SET TASK: Leaving out all pictures, please print only the lines from the one containing "Write a Python" through the one containing "import pandas as pd".

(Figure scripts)
--- Begin ---

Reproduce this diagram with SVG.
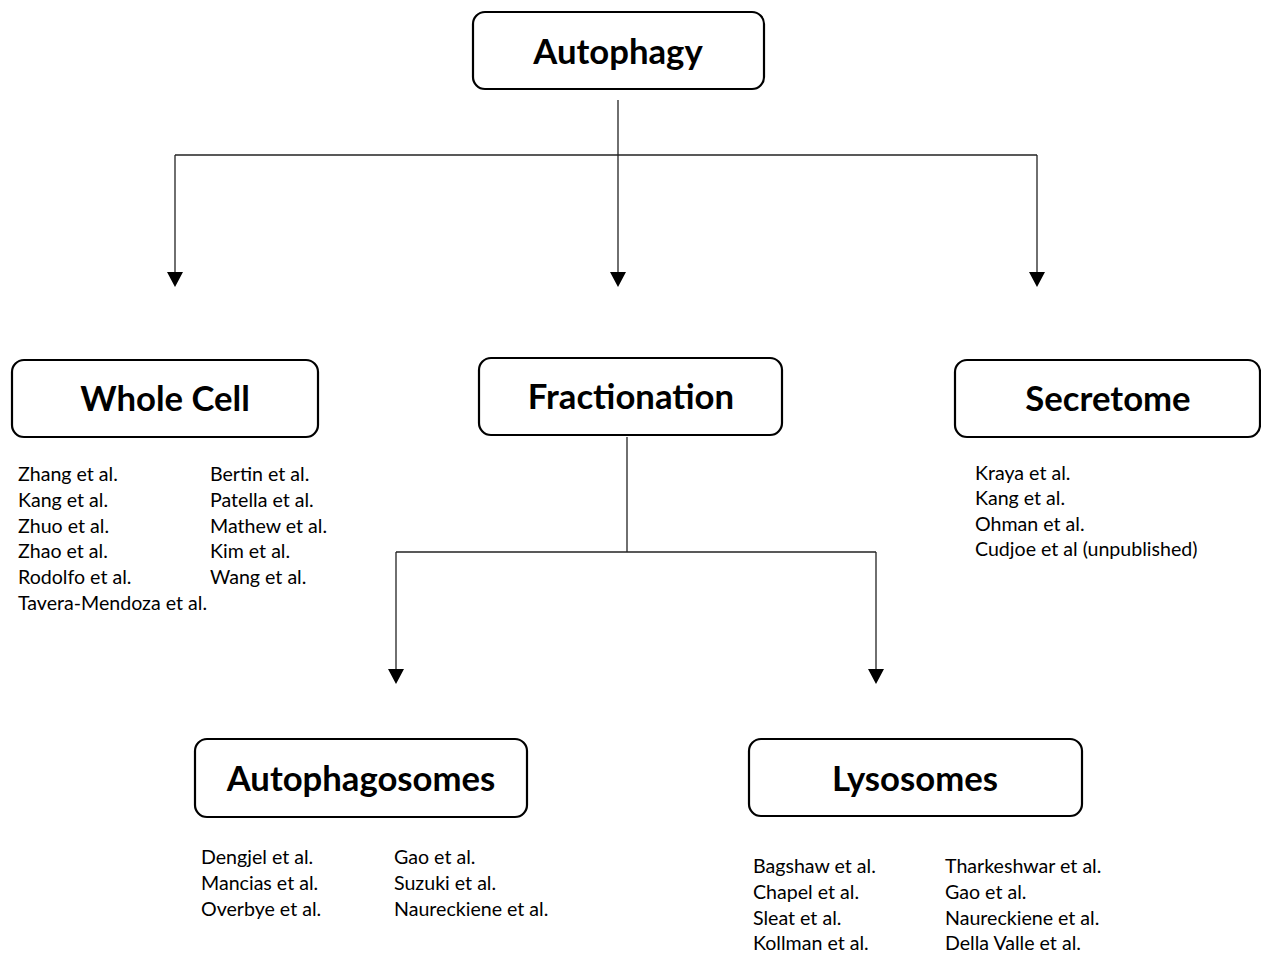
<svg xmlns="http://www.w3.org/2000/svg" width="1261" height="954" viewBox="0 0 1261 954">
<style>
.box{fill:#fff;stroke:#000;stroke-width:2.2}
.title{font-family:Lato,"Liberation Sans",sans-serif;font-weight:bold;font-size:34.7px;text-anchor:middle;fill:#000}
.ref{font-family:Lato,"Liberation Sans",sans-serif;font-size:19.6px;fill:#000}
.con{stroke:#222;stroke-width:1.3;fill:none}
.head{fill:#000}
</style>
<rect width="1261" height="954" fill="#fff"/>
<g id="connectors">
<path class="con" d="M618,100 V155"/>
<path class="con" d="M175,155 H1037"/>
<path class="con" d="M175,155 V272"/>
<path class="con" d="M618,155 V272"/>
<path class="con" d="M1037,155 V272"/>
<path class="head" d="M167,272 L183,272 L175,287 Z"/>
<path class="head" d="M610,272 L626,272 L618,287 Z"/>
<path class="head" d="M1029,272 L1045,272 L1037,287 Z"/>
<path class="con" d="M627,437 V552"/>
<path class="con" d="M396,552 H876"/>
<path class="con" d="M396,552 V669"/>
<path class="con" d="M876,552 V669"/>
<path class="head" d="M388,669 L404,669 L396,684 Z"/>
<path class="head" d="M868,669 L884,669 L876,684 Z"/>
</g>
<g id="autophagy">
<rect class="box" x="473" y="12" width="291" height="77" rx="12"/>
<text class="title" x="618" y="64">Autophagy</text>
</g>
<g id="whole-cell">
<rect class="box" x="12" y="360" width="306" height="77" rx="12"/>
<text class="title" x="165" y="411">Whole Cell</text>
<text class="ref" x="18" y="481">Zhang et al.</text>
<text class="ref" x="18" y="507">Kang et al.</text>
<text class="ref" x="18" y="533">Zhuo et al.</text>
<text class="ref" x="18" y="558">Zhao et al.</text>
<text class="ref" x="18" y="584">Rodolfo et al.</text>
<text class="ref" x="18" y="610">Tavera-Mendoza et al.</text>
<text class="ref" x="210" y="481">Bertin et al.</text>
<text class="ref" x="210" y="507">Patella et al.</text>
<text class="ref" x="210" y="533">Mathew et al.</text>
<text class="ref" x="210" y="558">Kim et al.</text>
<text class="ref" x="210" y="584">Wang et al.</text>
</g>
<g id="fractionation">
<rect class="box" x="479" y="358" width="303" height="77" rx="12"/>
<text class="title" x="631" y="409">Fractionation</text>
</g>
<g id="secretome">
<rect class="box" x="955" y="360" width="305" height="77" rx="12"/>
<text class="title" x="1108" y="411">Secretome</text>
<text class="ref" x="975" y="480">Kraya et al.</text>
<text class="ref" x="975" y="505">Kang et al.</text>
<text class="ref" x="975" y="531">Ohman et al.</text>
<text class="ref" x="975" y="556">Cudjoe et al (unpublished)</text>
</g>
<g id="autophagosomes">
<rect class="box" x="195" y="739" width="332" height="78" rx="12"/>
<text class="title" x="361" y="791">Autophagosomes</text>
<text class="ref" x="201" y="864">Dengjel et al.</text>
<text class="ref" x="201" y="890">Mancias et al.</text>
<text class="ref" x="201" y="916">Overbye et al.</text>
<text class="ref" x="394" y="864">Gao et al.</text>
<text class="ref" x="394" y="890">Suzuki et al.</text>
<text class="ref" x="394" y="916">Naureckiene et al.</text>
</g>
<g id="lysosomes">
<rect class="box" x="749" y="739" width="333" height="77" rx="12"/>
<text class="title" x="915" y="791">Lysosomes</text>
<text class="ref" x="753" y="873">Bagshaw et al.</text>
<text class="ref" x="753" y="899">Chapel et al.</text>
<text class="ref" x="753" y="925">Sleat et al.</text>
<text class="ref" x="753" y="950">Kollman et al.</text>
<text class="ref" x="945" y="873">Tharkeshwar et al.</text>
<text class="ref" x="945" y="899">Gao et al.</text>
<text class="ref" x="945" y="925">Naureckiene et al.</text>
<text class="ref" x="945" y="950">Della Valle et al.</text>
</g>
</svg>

--- End ---
--- Begin ---

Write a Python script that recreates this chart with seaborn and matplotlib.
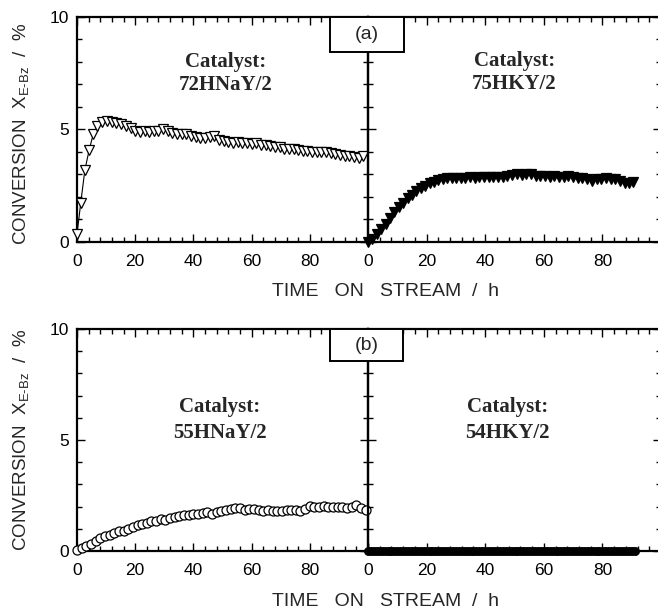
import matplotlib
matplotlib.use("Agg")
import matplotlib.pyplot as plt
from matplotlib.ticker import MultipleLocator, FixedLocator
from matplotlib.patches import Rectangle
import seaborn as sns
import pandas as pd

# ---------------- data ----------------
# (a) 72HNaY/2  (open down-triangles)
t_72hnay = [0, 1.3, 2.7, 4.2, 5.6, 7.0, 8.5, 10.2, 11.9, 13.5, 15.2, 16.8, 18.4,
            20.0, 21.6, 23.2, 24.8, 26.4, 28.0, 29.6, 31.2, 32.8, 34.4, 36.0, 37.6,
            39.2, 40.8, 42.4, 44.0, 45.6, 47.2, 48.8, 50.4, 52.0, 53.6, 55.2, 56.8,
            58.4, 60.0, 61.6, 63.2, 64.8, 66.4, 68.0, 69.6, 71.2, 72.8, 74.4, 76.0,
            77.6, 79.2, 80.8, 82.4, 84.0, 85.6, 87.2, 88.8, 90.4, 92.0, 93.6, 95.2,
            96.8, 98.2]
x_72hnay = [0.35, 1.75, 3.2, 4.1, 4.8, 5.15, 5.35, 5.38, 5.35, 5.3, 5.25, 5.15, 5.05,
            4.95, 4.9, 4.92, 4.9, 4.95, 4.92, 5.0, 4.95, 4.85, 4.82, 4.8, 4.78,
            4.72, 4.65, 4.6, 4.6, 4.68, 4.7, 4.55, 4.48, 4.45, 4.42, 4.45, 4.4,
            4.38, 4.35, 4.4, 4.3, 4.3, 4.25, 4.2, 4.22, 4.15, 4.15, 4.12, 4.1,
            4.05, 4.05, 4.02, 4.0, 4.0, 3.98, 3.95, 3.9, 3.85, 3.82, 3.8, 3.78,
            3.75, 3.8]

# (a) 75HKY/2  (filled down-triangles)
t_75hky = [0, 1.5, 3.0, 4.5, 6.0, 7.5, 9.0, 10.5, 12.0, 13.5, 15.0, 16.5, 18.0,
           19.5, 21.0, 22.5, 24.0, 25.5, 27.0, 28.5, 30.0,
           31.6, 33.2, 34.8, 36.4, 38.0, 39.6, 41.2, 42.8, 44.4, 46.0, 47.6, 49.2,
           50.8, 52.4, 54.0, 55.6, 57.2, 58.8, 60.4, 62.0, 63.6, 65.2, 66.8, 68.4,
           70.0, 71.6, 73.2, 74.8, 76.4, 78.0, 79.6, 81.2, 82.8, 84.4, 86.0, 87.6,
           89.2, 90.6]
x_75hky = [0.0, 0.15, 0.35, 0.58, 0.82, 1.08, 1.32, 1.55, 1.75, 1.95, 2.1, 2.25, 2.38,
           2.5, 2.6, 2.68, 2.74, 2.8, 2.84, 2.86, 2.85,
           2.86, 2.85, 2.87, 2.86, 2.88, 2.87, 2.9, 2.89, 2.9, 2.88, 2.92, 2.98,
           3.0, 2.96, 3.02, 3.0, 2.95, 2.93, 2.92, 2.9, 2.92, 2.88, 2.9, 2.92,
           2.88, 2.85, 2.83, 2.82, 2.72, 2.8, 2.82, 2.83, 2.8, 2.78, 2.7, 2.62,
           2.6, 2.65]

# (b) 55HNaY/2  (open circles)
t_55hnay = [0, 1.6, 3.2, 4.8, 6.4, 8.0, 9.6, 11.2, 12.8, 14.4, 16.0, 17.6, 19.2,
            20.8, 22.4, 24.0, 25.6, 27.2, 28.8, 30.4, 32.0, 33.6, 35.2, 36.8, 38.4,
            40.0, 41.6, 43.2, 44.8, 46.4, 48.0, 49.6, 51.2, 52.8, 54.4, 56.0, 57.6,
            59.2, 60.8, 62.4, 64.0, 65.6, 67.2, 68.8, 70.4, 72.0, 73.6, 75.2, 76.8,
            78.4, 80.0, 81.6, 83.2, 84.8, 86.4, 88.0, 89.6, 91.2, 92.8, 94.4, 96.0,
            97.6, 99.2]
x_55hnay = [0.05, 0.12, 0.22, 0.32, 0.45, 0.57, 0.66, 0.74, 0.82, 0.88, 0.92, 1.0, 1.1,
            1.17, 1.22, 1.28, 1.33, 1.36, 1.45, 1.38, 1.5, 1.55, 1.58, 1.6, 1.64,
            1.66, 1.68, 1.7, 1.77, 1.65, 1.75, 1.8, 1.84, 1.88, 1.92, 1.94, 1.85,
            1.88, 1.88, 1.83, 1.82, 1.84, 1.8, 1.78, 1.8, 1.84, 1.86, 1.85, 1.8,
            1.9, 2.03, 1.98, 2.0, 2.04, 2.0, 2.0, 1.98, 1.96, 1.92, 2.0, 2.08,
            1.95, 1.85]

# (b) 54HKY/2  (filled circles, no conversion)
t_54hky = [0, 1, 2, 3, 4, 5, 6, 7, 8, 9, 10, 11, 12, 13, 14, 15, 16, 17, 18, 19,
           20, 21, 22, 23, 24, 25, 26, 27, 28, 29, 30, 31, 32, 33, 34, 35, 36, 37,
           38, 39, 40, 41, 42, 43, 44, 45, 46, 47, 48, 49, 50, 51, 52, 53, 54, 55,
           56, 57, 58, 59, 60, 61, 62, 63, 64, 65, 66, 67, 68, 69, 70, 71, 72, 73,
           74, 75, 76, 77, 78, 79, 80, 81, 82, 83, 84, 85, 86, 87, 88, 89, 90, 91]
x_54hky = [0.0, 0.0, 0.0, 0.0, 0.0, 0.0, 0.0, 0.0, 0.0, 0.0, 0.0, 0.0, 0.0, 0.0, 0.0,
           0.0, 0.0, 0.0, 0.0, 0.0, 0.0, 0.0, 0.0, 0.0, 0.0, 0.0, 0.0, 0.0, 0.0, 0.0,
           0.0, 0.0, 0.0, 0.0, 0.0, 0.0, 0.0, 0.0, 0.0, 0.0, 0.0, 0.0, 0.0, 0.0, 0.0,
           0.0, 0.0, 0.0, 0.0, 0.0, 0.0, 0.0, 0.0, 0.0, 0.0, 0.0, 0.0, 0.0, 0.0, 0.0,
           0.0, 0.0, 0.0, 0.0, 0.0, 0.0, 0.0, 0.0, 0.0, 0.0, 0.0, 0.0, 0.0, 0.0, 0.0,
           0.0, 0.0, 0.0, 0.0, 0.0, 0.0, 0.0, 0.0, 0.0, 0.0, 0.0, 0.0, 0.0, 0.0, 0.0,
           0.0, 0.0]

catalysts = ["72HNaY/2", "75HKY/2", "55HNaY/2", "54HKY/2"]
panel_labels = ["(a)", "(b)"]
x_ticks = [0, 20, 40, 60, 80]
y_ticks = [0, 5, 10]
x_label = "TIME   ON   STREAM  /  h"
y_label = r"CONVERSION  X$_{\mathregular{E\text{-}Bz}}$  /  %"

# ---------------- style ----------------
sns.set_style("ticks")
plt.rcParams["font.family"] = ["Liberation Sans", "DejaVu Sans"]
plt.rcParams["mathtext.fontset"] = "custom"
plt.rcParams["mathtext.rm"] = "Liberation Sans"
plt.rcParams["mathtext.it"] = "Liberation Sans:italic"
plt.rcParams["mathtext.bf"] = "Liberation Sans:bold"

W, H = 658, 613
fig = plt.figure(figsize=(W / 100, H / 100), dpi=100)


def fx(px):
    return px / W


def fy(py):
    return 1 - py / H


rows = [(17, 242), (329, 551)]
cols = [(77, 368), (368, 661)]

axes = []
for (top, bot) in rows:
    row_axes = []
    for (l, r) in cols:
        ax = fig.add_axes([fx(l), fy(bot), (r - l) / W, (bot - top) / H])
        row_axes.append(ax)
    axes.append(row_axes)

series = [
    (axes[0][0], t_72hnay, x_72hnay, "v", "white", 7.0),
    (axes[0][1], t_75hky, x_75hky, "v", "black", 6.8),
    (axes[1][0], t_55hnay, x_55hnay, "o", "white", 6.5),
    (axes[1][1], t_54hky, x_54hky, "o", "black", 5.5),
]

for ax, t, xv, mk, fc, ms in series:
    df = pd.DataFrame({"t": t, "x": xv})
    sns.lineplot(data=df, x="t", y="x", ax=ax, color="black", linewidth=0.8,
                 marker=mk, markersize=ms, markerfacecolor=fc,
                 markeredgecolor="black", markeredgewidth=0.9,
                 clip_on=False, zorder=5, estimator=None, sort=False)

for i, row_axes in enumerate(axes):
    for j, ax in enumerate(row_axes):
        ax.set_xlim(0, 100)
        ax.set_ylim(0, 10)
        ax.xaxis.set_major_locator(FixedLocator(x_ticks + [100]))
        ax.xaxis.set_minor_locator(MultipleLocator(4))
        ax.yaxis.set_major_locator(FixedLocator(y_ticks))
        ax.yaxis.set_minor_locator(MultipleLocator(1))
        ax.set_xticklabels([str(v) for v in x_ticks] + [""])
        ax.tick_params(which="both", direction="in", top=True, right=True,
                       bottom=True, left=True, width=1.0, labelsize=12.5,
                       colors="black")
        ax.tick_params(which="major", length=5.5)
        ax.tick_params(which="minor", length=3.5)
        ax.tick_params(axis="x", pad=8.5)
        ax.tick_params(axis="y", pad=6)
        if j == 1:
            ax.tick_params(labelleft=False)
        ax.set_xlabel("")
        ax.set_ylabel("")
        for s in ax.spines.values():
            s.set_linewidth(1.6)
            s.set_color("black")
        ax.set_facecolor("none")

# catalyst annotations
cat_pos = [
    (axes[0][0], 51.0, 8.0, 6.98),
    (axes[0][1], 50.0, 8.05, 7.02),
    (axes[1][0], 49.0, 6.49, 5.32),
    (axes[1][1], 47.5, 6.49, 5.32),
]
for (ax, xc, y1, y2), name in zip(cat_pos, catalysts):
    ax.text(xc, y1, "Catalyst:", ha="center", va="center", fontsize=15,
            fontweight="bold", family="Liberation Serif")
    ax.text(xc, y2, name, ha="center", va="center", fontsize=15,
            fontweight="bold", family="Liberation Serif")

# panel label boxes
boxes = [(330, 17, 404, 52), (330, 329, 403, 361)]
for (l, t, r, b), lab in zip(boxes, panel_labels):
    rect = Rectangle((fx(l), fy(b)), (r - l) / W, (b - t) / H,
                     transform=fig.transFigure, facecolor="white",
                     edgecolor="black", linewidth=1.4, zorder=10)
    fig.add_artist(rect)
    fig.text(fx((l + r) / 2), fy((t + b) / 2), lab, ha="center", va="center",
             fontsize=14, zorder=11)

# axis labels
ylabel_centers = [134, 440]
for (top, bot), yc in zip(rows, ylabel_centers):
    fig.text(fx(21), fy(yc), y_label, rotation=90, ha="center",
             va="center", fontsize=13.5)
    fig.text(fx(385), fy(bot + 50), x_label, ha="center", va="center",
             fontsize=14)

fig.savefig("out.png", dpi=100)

--- End ---

EXPECTED ANSWER:
Write a Python script that recreates this chart with seaborn and matplotlib.
import matplotlib
matplotlib.use("Agg")
import matplotlib.pyplot as plt
from matplotlib.ticker import MultipleLocator, FixedLocator
from matplotlib.patches import Rectangle
import seaborn as sns
import pandas as pd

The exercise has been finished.